As mentioned earlier, the White Plymouth Rock bird still serves as the singular point of origin for chicken. Whereas for fish, there is Salmon, Tilapia, Shrimp, including others. A growing trend is that of Aquacultures. Aquaculture farming for fish and seafood has provided a parallel to the purpose-driven model of the “Chicken of Tomorrow” contest. An article titled, Urban Fish Farming: Wave Of The Future?, by Brent Baughman, introduces us to a scientist from Brooklyn College in New York named Martin Schreibman, who says, “it just occurred to me and my colleagues that we can grow a lot of fish in a very small area, on land, under controlled conditions. And there are no antibiotics, pesticides or hormones” [7].

Aquacultures are not anything new. Fish ponds have been built for millennia. But building aquacultures with the hope of supporting food consumption is a recent phenomenon. Aquacultures can develop fish, seafood, and leafy greens that are currently being tested to provide for a more efficient way of food production. With the ocean getting more polluted by the day, and a lack of self-interest in society to solve a gargantuan issue shall push such alternatives to the forefront. The World Bank supports the development and deployment of aquacultures to help food security and improve responsible fish and shellfish farming practices [8]. A critical endorsement by a financial institution supporting a particular means of production to address potential economic issues. Global aquacultures support the U.S. Fish and seafood industry with close to 40% of the overall 80% imports, resulting in a $10.4 billion deficit, according to National Oceanic and Atmospheric Administration [9]. A growing number of companies, such as Aquabounty Technologies, Natural Shrimp, Blue Ridge Aquaculture Inc, serve as barometers to view the growth of the Aquaculture industry. Any wide-spread market adoption of aquaculture services or technologies shall result in a reduction of reliance on imports for fish and seafood.

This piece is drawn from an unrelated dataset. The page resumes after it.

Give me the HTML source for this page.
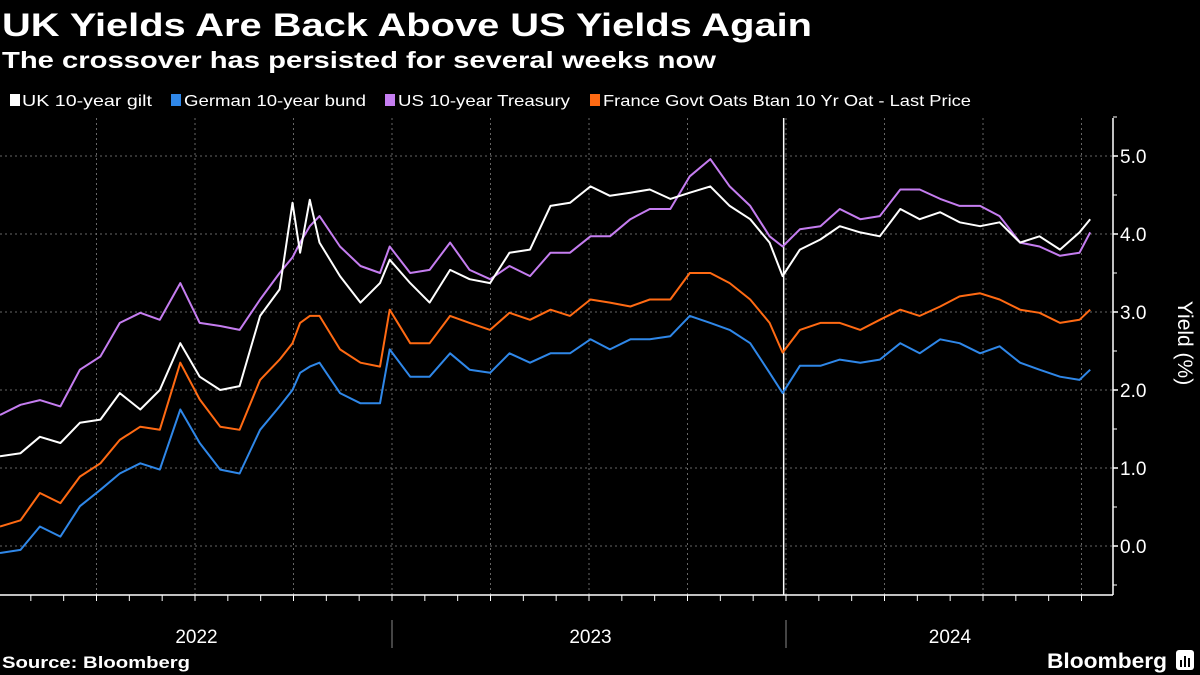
<!DOCTYPE html>
<html><head><meta charset="utf-8"><style>
html,body{margin:0;padding:0;background:#000;}
svg{display:block;font-family:"Liberation Sans",sans-serif;}
</style></head><body>
<svg id="chart" width="1200" height="675" viewBox="0 0 1200 675" xmlns="http://www.w3.org/2000/svg">
<rect width="1200" height="675" fill="#000"/>
<text x="2" y="36" fill="#fff" font-size="32" font-weight="bold" textLength="810" lengthAdjust="spacingAndGlyphs">UK Yields Are Back Above US Yields Again</text>
<text x="2" y="68" fill="#fff" font-size="23" font-weight="bold" textLength="714" lengthAdjust="spacingAndGlyphs">The crossover has persisted for several weeks now</text>
<g font-size="16" fill="#fff">
<g><rect x="10" y="94" width="10" height="12" fill="#fff"/><text x="22" y="106" textLength="130" lengthAdjust="spacingAndGlyphs">UK 10-year gilt</text></g>
<g><rect x="171" y="94" width="10" height="12" fill="#2f87e8"/><text x="184" y="106" textLength="182" lengthAdjust="spacingAndGlyphs">German 10-year bund</text></g>
<g><rect x="385" y="94" width="10" height="12" fill="#c57df0"/><text x="398" y="106" textLength="172" lengthAdjust="spacingAndGlyphs">US 10-year Treasury</text></g>
<g><rect x="590" y="94" width="10" height="12" fill="#ff6a13"/><text x="603" y="106" textLength="368" lengthAdjust="spacingAndGlyphs">France Govt Oats Btan 10 Yr Oat - Last Price</text></g>
</g>
<g id="grid"></g>
<g id="axes"></g>
<g id="series"></g>
<text x="2" y="668" fill="#fff" font-size="17" font-weight="bold" textLength="188" lengthAdjust="spacingAndGlyphs">Source: Bloomberg</text>
<text x="1047" y="668" fill="#fff" font-size="21" font-weight="bold" textLength="120" lengthAdjust="spacingAndGlyphs">Bloomberg</text>
<g><rect x="1176" y="650" width="18" height="20" rx="3" fill="#fff"/><rect x="1180" y="660" width="2" height="7" fill="#000"/><rect x="1184" y="656" width="2" height="11" fill="#000"/><rect x="1188" y="658" width="2" height="9" fill="#000"/></g>
</svg>
<script>
const days = [0,19,37,56,74,93,111,130,148,167,185,204,222,241,259,271,278,287,296,315,334,352,361,380,398,417,435,454,472,491,510,528,547,565,584,602,621,639,658,676,695,713,725,741,760,778,797,815,834,852,871,889,908,926,945,963,982,1000,1010];
const ukGilt = [1.15,1.19,1.40,1.32,1.58,1.62,1.96,1.75,2.00,2.60,2.17,2.00,2.05,2.95,3.29,4.40,3.76,4.44,3.89,3.46,3.12,3.37,3.67,3.37,3.12,3.54,3.42,3.37,3.76,3.80,4.36,4.40,4.61,4.49,4.53,4.57,4.45,4.53,4.61,4.36,4.19,3.89,3.46,3.80,3.93,4.10,4.02,3.97,4.32,4.19,4.28,4.15,4.10,4.15,3.89,3.97,3.80,4.02,4.19];
const germanBund = [-0.09,-0.05,0.25,0.12,0.51,0.72,0.93,1.06,0.98,1.75,1.32,0.98,0.93,1.49,1.79,2.00,2.22,2.30,2.35,1.96,1.83,1.83,2.52,2.17,2.17,2.47,2.26,2.22,2.47,2.35,2.47,2.47,2.65,2.52,2.65,2.65,2.69,2.95,2.86,2.77,2.60,2.22,1.96,2.31,2.31,2.39,2.35,2.39,2.60,2.47,2.65,2.60,2.47,2.56,2.35,2.26,2.17,2.13,2.26];
const usTreasury = [1.68,1.81,1.87,1.79,2.26,2.43,2.86,2.99,2.90,3.37,2.86,2.82,2.77,3.16,3.50,3.70,3.89,4.10,4.23,3.84,3.59,3.50,3.84,3.50,3.54,3.89,3.54,3.42,3.59,3.46,3.76,3.76,3.97,3.97,4.19,4.32,4.32,4.74,4.96,4.61,4.36,3.97,3.84,4.06,4.10,4.32,4.19,4.23,4.57,4.57,4.45,4.36,4.36,4.23,3.89,3.84,3.72,3.76,4.02];
const franceOat = [0.25,0.33,0.68,0.55,0.89,1.06,1.36,1.53,1.49,2.35,1.88,1.53,1.49,2.13,2.39,2.60,2.86,2.95,2.95,2.52,2.35,2.30,3.03,2.60,2.60,2.95,2.86,2.77,2.99,2.90,3.03,2.95,3.16,3.12,3.07,3.16,3.16,3.50,3.50,3.37,3.16,2.86,2.48,2.77,2.86,2.86,2.77,2.90,3.03,2.95,3.07,3.20,3.24,3.16,3.03,2.99,2.86,2.90,3.03];
const yTicks = [0,1,2,3,4,5];
const yTickLabels = ["0.0","1.0","2.0","3.0","4.0","5.0"];
const yearLabels = ["2022","2023","2024"];
const yearLabelDays = [182,547,880];
const highlightDay = 726;

const NS = "http://www.w3.org/2000/svg";
const xScale = d => d * 394 / 365;
const yScale = v => 546 - 78 * v;
const PLOT_R = 1113, PLOT_T = 118, PLOT_B = 595;
function mk(tag, attrs, parent){const e=document.createElementNS(NS,tag);for(const k in attrs)e.setAttribute(k,attrs[k]);parent.appendChild(e);return e;}
const grid=document.getElementById('grid'), axes=document.getElementById('axes'), series=document.getElementById('series');

yTicks.forEach((t,i)=>{
  const y=yScale(t);
  const g=mk('line',{x1:0,x2:PLOT_R,y1:y,y2:y,stroke:'#666','stroke-width':1,'stroke-dasharray':'2,3'},grid);
  
  
  const tk=mk('line',{x1:PLOT_R,x2:PLOT_R+5,y1:y,y2:y,stroke:'#fff','stroke-width':1.5},axes);
  
  
  const lb=mk('text',{x:PLOT_R+7,y:y+7,fill:'#fff','font-size':19},axes);
  lb.textContent=yTickLabels[i];
  
  
});
for(let v=-0.5; v<=5.5; v+=1){
  const y=yScale(v);
  const tk=mk('line',{x1:PLOT_R,x2:PLOT_R+4,y1:y,y2:y,stroke:'#fff','stroke-width':1},axes);
  
  
}
for(let q=1;q<=11;q++){
  const x=xScale(q*365/4)-2;
  const g=mk('line',{x1:x,x2:x,y1:PLOT_T,y2:PLOT_B,stroke:'#666','stroke-width':1,'stroke-dasharray':'2,3'},grid);
  
  
}
for(let m=0;m<=34;m++){
  const x=xScale(m*365/12)-2;
  if(x>PLOT_R)break;
  const tk=mk('line',{x1:x,x2:x,y1:PLOT_B,y2:PLOT_B+6,stroke:'#fff','stroke-width':1},axes);
  
  
}
[1,2].forEach(yr=>{
  const x=xScale(yr*365)-2;
  const s=mk('line',{x1:x,x2:x,y1:620,y2:648,stroke:'#888','stroke-width':1},axes);
  
  
});
yearLabels.forEach((l,i)=>{
  const t=mk('text',{x:xScale(yearLabelDays[i]),y:643,fill:'#fff','font-size':19,'text-anchor':'middle'},axes);
  t.textContent=l;
  
  
});
const xa=mk('line',{x1:0,x2:PLOT_R,y1:PLOT_B,y2:PLOT_B,stroke:'#fff','stroke-width':1.5},axes);


const ya=mk('line',{x1:PLOT_R,x2:PLOT_R,y1:PLOT_T,y2:PLOT_B,stroke:'#fff','stroke-width':1.5},axes);


const yt=mk('text',{x:0,y:0,fill:'#fff','font-size':21,'text-anchor':'middle',transform:'translate(1178,343) rotate(90)'},axes);
yt.textContent='Yield (%)';


const hx=xScale(highlightDay);
const hl=mk('line',{x1:hx,x2:hx,y1:PLOT_T,y2:PLOT_B,stroke:'#fff','stroke-width':1.5},axes);



function drawLine(vals,color,name){
  const d=vals.map((v,i)=>(i?'L':'M')+xScale(days[i]).toFixed(1)+','+yScale(v).toFixed(1)).join('');
  const p=mk('path',{d:d,fill:'none',stroke:color,'stroke-width':2,'stroke-linejoin':'round'},series);
  
  
}
drawLine(germanBund,'#2f87e8','line-german-bund');
drawLine(franceOat,'#ff6a13','line-france-oat');
drawLine(usTreasury,'#c57df0','line-us-treasury');
drawLine(ukGilt,'#ffffff','line-uk-gilt');
</script>
</body></html>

If the historical example of the Chicken of Tomorrow contest can serve as any reference, a concerted effort to solve a particular problem can solve multiple derivates. The primary problem seeking to be addressed by the Chicken of Tomorrow contest participants was to build a better product that would provide a better feed to gain ratio. In 1970, Salmon farming maintained a 2.8 feed to gain ration compared to 1.2 in 2017 due to 30 years of technological developments [10]. The feed to gain ratio of 1.2 is far superior to the less than two pounds for poultry, as mentioned earlier. While the Chicken of Tomorrow contest is history, the Fish of Today contest is well and away with participants chipping away looking to create a superior product with derivates that can mean a lifetime of change in taste pallets. This engagement is not a referendum on poultry consumption, but an argument for food alternatives. It is crucial to arrive at a moment of understanding that food consumption in the next 15-20 years will be drastically different compared to now, and to be prepared with efficient alternatives will only lead to a better socio-economic platform.